Publié en septembre 2013
Dans une ère dominée par les extrêmes, Hannah Arendt (1906-1975) a été suffisamment courageuse et sage pour utiliser le monde classique afin de vérifier des propositions morales et politiques. Aujourd’hui reconnue, elle était encore il y a quelques décennies un nom controversé à gauche comme à droite. Mais c’est à partir de ses ouvrages que le totalitarisme, la condition humaine et la « banalité du mal » sont devenus des concepts-clés pour comprendre la modernité. D’où l’importance constante de diffuser son oeuvre, toujours actuelle. C’est ce que propose le nouveau Centre d’Études Hannah Arendt (www.hannaharendt.org.br), relié à l’Institut Norberto Bobbio ; tous deux sont présidés par Raymundo Magliano Filho, ancien président de BM&Fbovespa, et coordonnés par Claúdia Perrone-Moisés, professeur de la Faculté de Droit de l’Université de São Paulo (USP).
Celso Lafer, le président de la FAPESP a été élève d’Arendt dans les années 1960 à la Cornell University, aux États-Unis: « Elle est un auteur classique dans le sens préconisé par Bobbio : un auteur dont les concepts, bien qu’élaborés dans le passé, nous offrent encore quelque chose pour pouvoir comprendre le monde actuel ». Claúdia Perrone-Moisés va dans le même sens: « Toute son oeuvre est d’une actualité intense. Dans les années 1950, elle pensait déjà sur la société de consommateurs et analysait la question, aujourd’hui capitale, de la responsabilité du rapport entre penser et juger ». Le centre est né d’un Centre de Recherche, Innovation et Diffusion (Cepid) de la FAPESP, le Centre d’Études sur la Violence (NEV-USP), qui a abrité entre 2004 et 2010 le Groupe d’Études et d’Archives Hannah Arendt. Claúdia Perrone-Moisés indique que débutera ce mois-ci « le premier groupe d’études sur Responsabilité et Jugement, sur des essais, des cours et des conférences donnés dans les années 1960 et 1970 ». Dans ces écrits, Hannah Arendt y propose une éthique de visibilité dans le domaine public de l’action et de la politique, et évoque une fois de plus le rôle décisif de la réflexion et de la critique dans la détermination de la pratique.

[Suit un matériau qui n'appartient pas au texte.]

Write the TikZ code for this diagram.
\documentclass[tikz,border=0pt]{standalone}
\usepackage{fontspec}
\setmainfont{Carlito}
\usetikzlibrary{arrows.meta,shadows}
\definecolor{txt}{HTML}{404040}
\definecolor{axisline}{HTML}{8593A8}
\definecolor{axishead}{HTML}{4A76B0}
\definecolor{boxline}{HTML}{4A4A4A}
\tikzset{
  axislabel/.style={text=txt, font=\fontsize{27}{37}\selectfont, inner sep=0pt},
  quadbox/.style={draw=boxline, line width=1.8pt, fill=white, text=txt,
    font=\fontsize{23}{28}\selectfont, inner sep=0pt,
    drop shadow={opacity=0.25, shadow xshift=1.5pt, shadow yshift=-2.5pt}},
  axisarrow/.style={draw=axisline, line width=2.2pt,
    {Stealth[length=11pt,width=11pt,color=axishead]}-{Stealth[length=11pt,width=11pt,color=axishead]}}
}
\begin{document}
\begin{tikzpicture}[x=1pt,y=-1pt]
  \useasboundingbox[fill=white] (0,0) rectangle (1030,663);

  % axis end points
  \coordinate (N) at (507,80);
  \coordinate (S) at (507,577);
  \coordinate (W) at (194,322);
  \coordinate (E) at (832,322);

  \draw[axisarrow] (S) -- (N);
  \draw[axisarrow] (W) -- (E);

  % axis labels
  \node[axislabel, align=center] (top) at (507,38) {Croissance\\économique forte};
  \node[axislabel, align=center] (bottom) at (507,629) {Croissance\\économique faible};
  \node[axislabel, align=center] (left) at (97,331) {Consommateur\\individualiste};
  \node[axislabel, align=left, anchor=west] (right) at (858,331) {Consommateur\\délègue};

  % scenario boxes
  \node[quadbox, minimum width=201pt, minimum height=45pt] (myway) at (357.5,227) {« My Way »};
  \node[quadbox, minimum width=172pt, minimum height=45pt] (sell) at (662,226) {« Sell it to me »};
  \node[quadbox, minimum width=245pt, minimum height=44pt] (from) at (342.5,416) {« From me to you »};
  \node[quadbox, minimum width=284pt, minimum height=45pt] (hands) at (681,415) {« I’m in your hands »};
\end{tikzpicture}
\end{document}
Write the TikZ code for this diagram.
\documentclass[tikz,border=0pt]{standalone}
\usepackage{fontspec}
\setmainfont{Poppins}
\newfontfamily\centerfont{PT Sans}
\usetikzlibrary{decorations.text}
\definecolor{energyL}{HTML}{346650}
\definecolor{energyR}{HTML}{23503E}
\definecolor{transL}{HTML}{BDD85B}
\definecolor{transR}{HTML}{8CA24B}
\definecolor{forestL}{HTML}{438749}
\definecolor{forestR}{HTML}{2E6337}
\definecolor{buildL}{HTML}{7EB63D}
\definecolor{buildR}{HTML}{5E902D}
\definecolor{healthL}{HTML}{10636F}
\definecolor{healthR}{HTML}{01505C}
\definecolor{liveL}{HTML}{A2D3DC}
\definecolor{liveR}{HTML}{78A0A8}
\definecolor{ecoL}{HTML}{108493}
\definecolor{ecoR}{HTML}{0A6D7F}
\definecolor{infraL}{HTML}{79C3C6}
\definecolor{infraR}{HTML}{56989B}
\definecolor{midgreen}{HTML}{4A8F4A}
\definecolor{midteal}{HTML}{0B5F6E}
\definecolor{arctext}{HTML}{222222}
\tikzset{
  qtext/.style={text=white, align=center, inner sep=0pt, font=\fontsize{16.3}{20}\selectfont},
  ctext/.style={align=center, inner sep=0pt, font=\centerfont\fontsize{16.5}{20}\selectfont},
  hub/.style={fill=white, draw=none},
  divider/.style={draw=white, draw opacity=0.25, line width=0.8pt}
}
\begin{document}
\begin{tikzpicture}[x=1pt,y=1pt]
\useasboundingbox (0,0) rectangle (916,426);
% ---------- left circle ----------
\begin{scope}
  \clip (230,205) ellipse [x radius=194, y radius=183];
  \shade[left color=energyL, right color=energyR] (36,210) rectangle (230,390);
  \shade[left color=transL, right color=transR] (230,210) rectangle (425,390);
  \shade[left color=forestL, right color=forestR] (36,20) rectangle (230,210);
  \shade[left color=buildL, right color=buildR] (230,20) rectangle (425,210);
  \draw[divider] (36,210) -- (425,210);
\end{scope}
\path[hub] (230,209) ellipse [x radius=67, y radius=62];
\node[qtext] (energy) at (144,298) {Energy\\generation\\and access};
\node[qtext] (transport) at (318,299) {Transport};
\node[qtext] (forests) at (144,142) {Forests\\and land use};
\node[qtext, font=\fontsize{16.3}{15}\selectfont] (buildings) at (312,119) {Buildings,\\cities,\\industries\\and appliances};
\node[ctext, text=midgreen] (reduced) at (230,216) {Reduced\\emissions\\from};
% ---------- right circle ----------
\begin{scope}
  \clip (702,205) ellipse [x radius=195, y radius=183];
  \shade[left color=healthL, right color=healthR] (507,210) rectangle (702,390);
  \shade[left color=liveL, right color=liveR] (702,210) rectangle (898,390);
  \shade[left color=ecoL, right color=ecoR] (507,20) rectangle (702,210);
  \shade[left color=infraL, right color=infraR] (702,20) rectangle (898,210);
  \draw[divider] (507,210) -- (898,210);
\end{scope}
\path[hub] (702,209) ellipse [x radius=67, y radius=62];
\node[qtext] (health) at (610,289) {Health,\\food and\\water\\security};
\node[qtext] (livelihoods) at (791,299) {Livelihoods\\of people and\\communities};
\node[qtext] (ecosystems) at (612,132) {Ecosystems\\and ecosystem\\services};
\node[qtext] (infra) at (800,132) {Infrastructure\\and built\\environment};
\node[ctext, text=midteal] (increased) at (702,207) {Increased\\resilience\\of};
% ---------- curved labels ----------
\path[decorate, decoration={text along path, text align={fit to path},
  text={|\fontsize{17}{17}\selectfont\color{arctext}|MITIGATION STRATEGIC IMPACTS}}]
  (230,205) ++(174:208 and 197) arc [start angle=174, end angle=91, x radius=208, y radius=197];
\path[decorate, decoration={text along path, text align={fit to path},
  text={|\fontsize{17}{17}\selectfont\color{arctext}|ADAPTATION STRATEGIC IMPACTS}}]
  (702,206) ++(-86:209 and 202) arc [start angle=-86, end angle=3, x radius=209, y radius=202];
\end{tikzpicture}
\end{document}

Pour Lafer, « elle est un écrivain suggestif, qui provoque toujours de nouvelles lectures. Chaque génération ressent le besoin de faire son interprétation ». Dans Les origines du totalitarisme (1951), Arendt décrit le processus par lequel – après les traités de paix qui ont mis fin à la Première Guerre mondiale – les droits de l’homme hérités de la tradition des révolutions ont connu de grandes difficultés. « Considérés inexistants pour une catégorie de personnes ‘sans droits’ parce qu’apatrides, les droits de l’homme ont démontré leur inefficacité lorsqu’ils sont détachés de la citoyenneté », explique la coordonnatrice du centre.
D’après elle, la critique d’Arendt sur la question des droits de l’homme concerne leur abstraction, qui devient manifeste quand ils n’ont plus le soutien de la citoyenneté. En fin de compte, les droits de l’homme ont été définis inaliénables parce qu’on les supposait indépendants de tous les gouvernements ; mais dès que les êtres humains cessent d’avoir un gouvernement, aucune autorité n’est là pour les protéger et aucune institution n’est disposée à les garantir : « L’émergence du totalitarisme n’a été possible, selon Arendt, que parce qu’il a été précédé d’un processus dans l’entre-deux-guerres qu’elle a appelé la destitution de l’humain ».
Dans Condition de l’Homme Moderne (1958), elle met en avant la destruction des conditions d’existence de l’être humain dans le monde moderne, opérée par la société de masse. En 1961, un événement a été déterminant dans le parcours intellectuel d’Arendt : son voyage à Jérusalem pour assister et couvrir, pour la revue New Yorker, le jugement du criminel nazi Eichmann. Cette expérience s’est transformée en un livre, Eichmann à Jérusalem. Rapport sur la banalité du mal, et a signé son retour dans le champ de la philosophie. L’expression « banalité du mal » développée dans ce travail a également été l’objet de discordes parce qu’elle était vue comme une banalisation de ce qui s’était passé. « Pour certains, Arendt avait trahi l’idée du ‘mal radical’ défendu auparavant, pour simplement le considérer comme banal. Il se trouve qu’elle n’a jamais abandonné le ‘mal radical’, mais ce qu’elle a observé à Jérusalem ne rentrait pas dans cette définition. La banalité du mal était liée à l’incapacité de penser et à l’exécution automatique de tâches du bureaucrate moderne ». Rien de plus XXIe siècle que cela.